■ Exercise objective: Please transcribe the listing below in full and word for word, without its pictures.

[START]

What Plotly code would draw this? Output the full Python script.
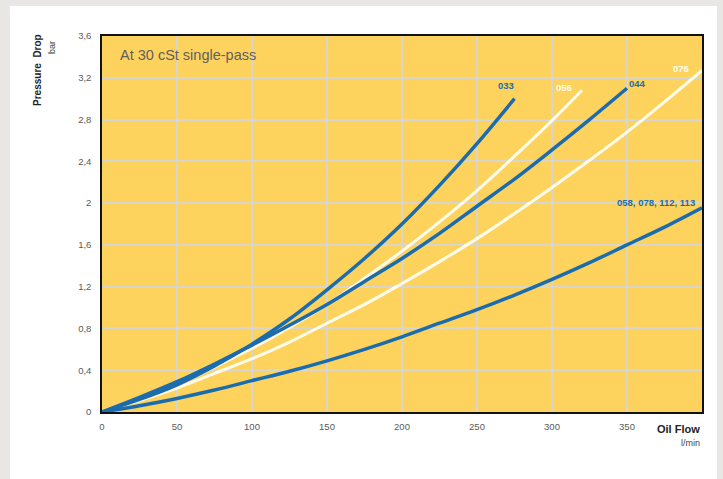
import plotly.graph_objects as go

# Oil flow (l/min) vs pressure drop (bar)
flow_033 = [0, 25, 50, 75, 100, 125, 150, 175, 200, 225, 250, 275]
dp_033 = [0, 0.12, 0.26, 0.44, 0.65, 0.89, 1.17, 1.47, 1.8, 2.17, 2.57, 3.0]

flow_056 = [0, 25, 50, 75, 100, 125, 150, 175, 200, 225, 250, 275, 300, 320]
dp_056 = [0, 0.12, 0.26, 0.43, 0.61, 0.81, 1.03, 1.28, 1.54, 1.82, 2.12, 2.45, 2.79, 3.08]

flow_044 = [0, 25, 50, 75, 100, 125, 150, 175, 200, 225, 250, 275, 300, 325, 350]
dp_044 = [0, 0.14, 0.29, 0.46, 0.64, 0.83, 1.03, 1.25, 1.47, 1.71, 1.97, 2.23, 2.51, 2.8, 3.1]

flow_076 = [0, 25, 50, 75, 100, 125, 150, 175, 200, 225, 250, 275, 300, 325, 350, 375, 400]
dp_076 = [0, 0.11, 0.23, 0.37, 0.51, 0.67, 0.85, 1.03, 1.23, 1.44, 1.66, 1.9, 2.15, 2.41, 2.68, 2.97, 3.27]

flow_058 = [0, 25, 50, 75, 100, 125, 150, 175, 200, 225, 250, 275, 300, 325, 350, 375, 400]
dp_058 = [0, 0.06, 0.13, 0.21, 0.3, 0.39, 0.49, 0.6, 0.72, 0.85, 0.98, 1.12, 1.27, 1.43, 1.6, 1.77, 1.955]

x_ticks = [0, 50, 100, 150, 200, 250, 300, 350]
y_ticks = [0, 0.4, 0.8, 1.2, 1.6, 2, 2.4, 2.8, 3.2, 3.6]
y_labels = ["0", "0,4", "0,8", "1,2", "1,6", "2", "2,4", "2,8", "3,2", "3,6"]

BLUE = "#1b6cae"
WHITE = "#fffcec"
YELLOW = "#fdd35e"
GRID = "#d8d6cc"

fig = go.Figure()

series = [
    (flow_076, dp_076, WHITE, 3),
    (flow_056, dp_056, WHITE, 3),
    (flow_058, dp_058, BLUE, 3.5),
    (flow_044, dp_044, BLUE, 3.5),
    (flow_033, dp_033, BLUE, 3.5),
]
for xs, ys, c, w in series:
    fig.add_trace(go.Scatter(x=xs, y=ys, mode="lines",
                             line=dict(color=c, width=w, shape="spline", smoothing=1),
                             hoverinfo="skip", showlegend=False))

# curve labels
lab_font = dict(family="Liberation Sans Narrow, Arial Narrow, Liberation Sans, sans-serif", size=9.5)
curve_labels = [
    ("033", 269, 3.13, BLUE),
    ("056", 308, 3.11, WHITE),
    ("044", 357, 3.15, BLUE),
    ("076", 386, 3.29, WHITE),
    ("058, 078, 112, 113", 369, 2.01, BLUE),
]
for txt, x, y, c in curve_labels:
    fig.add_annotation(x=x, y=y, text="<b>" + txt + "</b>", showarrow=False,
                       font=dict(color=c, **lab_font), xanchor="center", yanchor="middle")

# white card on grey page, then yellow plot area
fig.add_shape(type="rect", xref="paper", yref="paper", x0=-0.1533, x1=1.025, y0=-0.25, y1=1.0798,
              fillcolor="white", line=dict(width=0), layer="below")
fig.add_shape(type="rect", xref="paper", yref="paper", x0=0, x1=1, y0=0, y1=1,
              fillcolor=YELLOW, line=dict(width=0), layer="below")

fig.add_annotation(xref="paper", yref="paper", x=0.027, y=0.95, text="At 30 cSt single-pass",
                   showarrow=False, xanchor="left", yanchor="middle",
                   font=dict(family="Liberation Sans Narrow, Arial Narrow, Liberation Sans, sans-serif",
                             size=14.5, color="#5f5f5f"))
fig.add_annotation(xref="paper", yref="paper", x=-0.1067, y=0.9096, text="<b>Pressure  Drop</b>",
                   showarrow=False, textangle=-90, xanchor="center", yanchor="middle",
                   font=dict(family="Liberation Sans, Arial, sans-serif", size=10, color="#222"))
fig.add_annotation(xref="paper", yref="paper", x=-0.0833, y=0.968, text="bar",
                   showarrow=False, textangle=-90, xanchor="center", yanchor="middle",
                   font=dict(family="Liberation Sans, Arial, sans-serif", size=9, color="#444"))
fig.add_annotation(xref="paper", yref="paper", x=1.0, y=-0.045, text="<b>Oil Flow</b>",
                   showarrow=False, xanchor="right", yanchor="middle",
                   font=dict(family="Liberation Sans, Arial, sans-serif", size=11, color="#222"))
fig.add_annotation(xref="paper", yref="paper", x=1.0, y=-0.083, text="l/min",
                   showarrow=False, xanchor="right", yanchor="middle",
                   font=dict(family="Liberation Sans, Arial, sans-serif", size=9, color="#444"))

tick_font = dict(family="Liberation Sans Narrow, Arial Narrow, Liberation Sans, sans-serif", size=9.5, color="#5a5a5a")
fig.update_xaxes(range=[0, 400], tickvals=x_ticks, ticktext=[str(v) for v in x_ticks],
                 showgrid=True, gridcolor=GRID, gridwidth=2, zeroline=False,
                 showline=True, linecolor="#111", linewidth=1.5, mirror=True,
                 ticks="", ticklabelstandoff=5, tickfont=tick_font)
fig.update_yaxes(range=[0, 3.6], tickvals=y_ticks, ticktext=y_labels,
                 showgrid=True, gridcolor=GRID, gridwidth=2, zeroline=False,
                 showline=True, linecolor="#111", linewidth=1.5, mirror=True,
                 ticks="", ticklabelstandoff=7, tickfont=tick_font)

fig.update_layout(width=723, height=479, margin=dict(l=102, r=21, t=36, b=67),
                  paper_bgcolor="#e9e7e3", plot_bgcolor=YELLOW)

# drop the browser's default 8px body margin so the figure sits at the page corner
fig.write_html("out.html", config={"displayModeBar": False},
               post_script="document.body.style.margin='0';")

[END]

■ Written reply:
What Plotly code would draw this? Output the full Python script.
import plotly.graph_objects as go

# Oil flow (l/min) vs pressure drop (bar)
flow_033 = [0, 25, 50, 75, 100, 125, 150, 175, 200, 225, 250, 275]
dp_033 = [0, 0.12, 0.26, 0.44, 0.65, 0.89, 1.17, 1.47, 1.8, 2.17, 2.57, 3.0]

flow_056 = [0, 25, 50, 75, 100, 125, 150, 175, 200, 225, 250, 275, 300, 320]
dp_056 = [0, 0.12, 0.26, 0.43, 0.61, 0.81, 1.03, 1.28, 1.54, 1.82, 2.12, 2.45, 2.79, 3.08]

flow_044 = [0, 25, 50, 75, 100, 125, 150, 175, 200, 225, 250, 275, 300, 325, 350]
dp_044 = [0, 0.14, 0.29, 0.46, 0.64, 0.83, 1.03, 1.25, 1.47, 1.71, 1.97, 2.23, 2.51, 2.8, 3.1]

flow_076 = [0, 25, 50, 75, 100, 125, 150, 175, 200, 225, 250, 275, 300, 325, 350, 375, 400]
dp_076 = [0, 0.11, 0.23, 0.37, 0.51, 0.67, 0.85, 1.03, 1.23, 1.44, 1.66, 1.9, 2.15, 2.41, 2.68, 2.97, 3.27]

flow_058 = [0, 25, 50, 75, 100, 125, 150, 175, 200, 225, 250, 275, 300, 325, 350, 375, 400]
dp_058 = [0, 0.06, 0.13, 0.21, 0.3, 0.39, 0.49, 0.6, 0.72, 0.85, 0.98, 1.12, 1.27, 1.43, 1.6, 1.77, 1.955]

x_ticks = [0, 50, 100, 150, 200, 250, 300, 350]
y_ticks = [0, 0.4, 0.8, 1.2, 1.6, 2, 2.4, 2.8, 3.2, 3.6]
y_labels = ["0", "0,4", "0,8", "1,2", "1,6", "2", "2,4", "2,8", "3,2", "3,6"]

BLUE = "#1b6cae"
WHITE = "#fffcec"
YELLOW = "#fdd35e"
GRID = "#d8d6cc"

fig = go.Figure()

series = [
    (flow_076, dp_076, WHITE, 3),
    (flow_056, dp_056, WHITE, 3),
    (flow_058, dp_058, BLUE, 3.5),
    (flow_044, dp_044, BLUE, 3.5),
    (flow_033, dp_033, BLUE, 3.5),
]
for xs, ys, c, w in series:
    fig.add_trace(go.Scatter(x=xs, y=ys, mode="lines",
                             line=dict(color=c, width=w, shape="spline", smoothing=1),
                             hoverinfo="skip", showlegend=False))

# curve labels
lab_font = dict(family="Liberation Sans Narrow, Arial Narrow, Liberation Sans, sans-serif", size=9.5)
curve_labels = [
    ("033", 269, 3.13, BLUE),
    ("056", 308, 3.11, WHITE),
    ("044", 357, 3.15, BLUE),
    ("076", 386, 3.29, WHITE),
    ("058, 078, 112, 113", 369, 2.01, BLUE),
]
for txt, x, y, c in curve_labels:
    fig.add_annotation(x=x, y=y, text="<b>" + txt + "</b>", showarrow=False,
                       font=dict(color=c, **lab_font), xanchor="center", yanchor="middle")

# white card on grey page, then yellow plot area
fig.add_shape(type="rect", xref="paper", yref="paper", x0=-0.1533, x1=1.025, y0=-0.25, y1=1.0798,
              fillcolor="white", line=dict(width=0), layer="below")
fig.add_shape(type="rect", xref="paper", yref="paper", x0=0, x1=1, y0=0, y1=1,
              fillcolor=YELLOW, line=dict(width=0), layer="below")

fig.add_annotation(xref="paper", yref="paper", x=0.027, y=0.95, text="At 30 cSt single-pass",
                   showarrow=False, xanchor="left", yanchor="middle",
                   font=dict(family="Liberation Sans Narrow, Arial Narrow, Liberation Sans, sans-serif",
                             size=14.5, color="#5f5f5f"))
fig.add_annotation(xref="paper", yref="paper", x=-0.1067, y=0.9096, text="<b>Pressure  Drop</b>",
                   showarrow=False, textangle=-90, xanchor="center", yanchor="middle",
                   font=dict(family="Liberation Sans, Arial, sans-serif", size=10, color="#222"))
fig.add_annotation(xref="paper", yref="paper", x=-0.0833, y=0.968, text="bar",
                   showarrow=False, textangle=-90, xanchor="center", yanchor="middle",
                   font=dict(family="Liberation Sans, Arial, sans-serif", size=9, color="#444"))
fig.add_annotation(xref="paper", yref="paper", x=1.0, y=-0.045, text="<b>Oil Flow</b>",
                   showarrow=False, xanchor="right", yanchor="middle",
                   font=dict(family="Liberation Sans, Arial, sans-serif", size=11, color="#222"))
fig.add_annotation(xref="paper", yref="paper", x=1.0, y=-0.083, text="l/min",
                   showarrow=False, xanchor="right", yanchor="middle",
                   font=dict(family="Liberation Sans, Arial, sans-serif", size=9, color="#444"))

tick_font = dict(family="Liberation Sans Narrow, Arial Narrow, Liberation Sans, sans-serif", size=9.5, color="#5a5a5a")
fig.update_xaxes(range=[0, 400], tickvals=x_ticks, ticktext=[str(v) for v in x_ticks],
                 showgrid=True, gridcolor=GRID, gridwidth=2, zeroline=False,
                 showline=True, linecolor="#111", linewidth=1.5, mirror=True,
                 ticks="", ticklabelstandoff=5, tickfont=tick_font)
fig.update_yaxes(range=[0, 3.6], tickvals=y_ticks, ticktext=y_labels,
                 showgrid=True, gridcolor=GRID, gridwidth=2, zeroline=False,
                 showline=True, linecolor="#111", linewidth=1.5, mirror=True,
                 ticks="", ticklabelstandoff=7, tickfont=tick_font)

fig.update_layout(width=723, height=479, margin=dict(l=102, r=21, t=36, b=67),
                  paper_bgcolor="#e9e7e3", plot_bgcolor=YELLOW)

# drop the browser's default 8px body margin so the figure sits at the page corner
fig.write_html("out.html", config={"displayModeBar": False},
               post_script="document.body.style.margin='0';")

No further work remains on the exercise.